308-360 Tutorial #8
1. Apply both TSP heuristics, the 2-approximation algorithm, the spanning
tree bound, the nearest neighbor bound, and the 1-tree bound to the following
distance matrix. How close to optimum is the best tour?
This problem and its 2-approximation algorithm are found on page
969 of CLR.
Heuristic: A rule of thumb, a simple rule or approach that will
help to find a good solution, though not provably an optimal solution. For
instance, a heuristic that you probably already use is that when finding a
vertex cover, it makes sense to choose vertices of maximal degree.
Lower Bound: A lower bound k of a problem
states that no valid solution to that problem can have a better
score/value than k. Note that
an algorithm to find a lower bound is not an algorithm to find the
nearest to optimal solution. It provides
information about the set of possible solutions.
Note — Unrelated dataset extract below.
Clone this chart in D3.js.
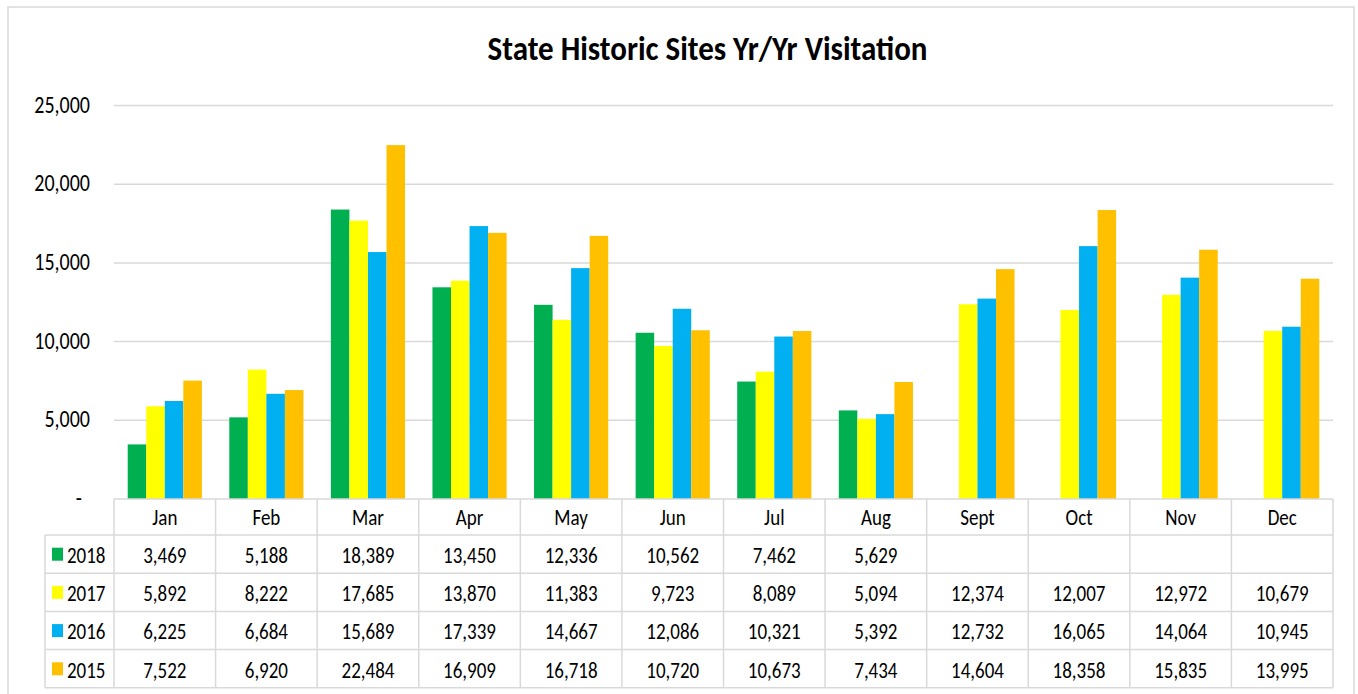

2. Give a linear programming formulation for Independent Set.
The A Matrix
The A matrix represents the input graph G. A is an m x n matrix
such that A(j,i) = 1 if vertex i is an endpoint of edge j and 0
otherwise.
The X Vector
The X vector is the variable vector representing the members of
the maximal independent set of G. Since each X entry corresponds
to one vertex and there are n vertices, there are n X entries. So
X is an n-vector. If X(i) = 1 then vertex i is a member
of the independent set. If X(i) = 0, then vertex i is not a member of the
independent set.
The Corresponding Maximal Independent Set
The size of the independent set S is therefore the number of vertices
that are members of S. It follows that |S| = sum(X(i)) for all i in X.
The Linear Programming Objective
The linear program will maximize the object function. We want
the linear program to find the largest independent set S, so to maximize the
number of vertices that are members of S. So, the objective function to
maximize is the sum(X(i)) for all xi in X.
The Linear Programming Constraint
By definition, any two vertices in an independent set must not be adjacent.
So, if vi and vj are both in the independent set, there can not be an
edge between vi and vj. For every i,j for which (vi, vj) is an edge,
X(i) + X(j) < 2. This means that either X(i) or X(j) can be set to 1, but not
both. Which is the same as saying that since (vi,vj) is an edge, only
one of its endpoints can be a member of the independent set S.
In linear programming notation, this becomes:
sum( A(j,i)X(i) ) < 2, for all j. Note that the constraint m-vector
b = 2.
The Linear Programming Solution
The linear program will find the X vector that satisfies these constraints
and provides the maximal value to the objective function.
Example (use the A matrix in the figure above)
Invalid X = [ 1 1 0 0 0 ]:
The previous X vector is invalid because both a and b cannot be
in the independent set, as they are adjacent vertices in G. Note that
in class you wrote these vectors vertically, but because of html, I'm not.
The constraint specified above therefore would not hold because at
j = 1, sum( A(j,i)X(i) ) = 1x1 + 1x1 + 0x0 + 0x0 + 0x0 = 2.
Solution X = [ 1 0 0 1 1 ]:
A possible solution to the X vector is X = [ 1 0 0 1 1 ]. This
corresponds to S = { a, d, e }. Verify the the contraint holds with this
X vector and that the objective function is maximized.